Martine Audet

Martine Audet, née à Montréal en 1961, est aussi plasticienne et photographe. Elle vit au Canada.

Formes utiles, Noroît, 2023.

Un accident de lecture introduit ce recueil, l’autrice lit sur une lettre qui lui est adressée: « le monde n’était pas tout à fait fermé » au lieu de « la ronde », une ouverture qui laissait un passage pour l’écriture, « Je donnais aux mots la puissance d’être / avant d’être, / de croire / avant d’y croire. ».
Suit un long monologue introspectif scandé en poèmes de huit à dix lignes qui, comme face à un mur qui n’est pas « le long mur d’une pensée », disent la présence au monde.
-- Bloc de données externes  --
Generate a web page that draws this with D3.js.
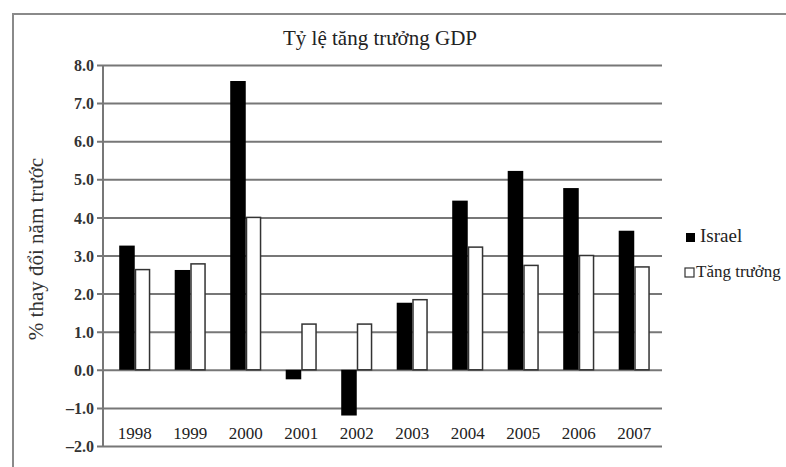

Le je, omniprésent, n’est pas sujet d’un jeu narcissique (« Au bord de moi-même, / j’éteins la lampe ») mais un je qui s’élance, s’expose, se risque même jusqu’à l’incompréhension et nous en rend témoins. Si l’écriture est action avant compte-rendu , elle n’est cependant pas logorrhée.
Les pages de poèmes sont précédées de dessins réalisés par l’autrice, de tondos qui creusent le blanc à la manière d’oculus au travers desquels on voit s’agiter une foule de particules tracées au fusain qui rappellent les champs de batailles d’Henri Michaux. Le monde en effet n’est pas « tout à fait fermé ». Conduite par l’intranquilité, Martine Audet « passe de l’autre côté du hasard » et comme Alice ne cesse de poser des questions.
Il y a du tragique dans ces textes qui s’ouvrent au lecteur en protégeant leur énigme.
Le poème suivant m’a ouvert une porte sur les intentions de la poète qui m’a donné confiance en une parole nourrie par une histoire de « fille sans fenêtre »:
« N’ai-je fait que répondre / à des questions jamais posées? / Je détache du souvenir, / quelques instants. / Ils ont pour lames, / l’usure, / un vœu qui s’éteint / telle une révélation. ».

Martine Audet, Formes utiles, Noroît, 2023.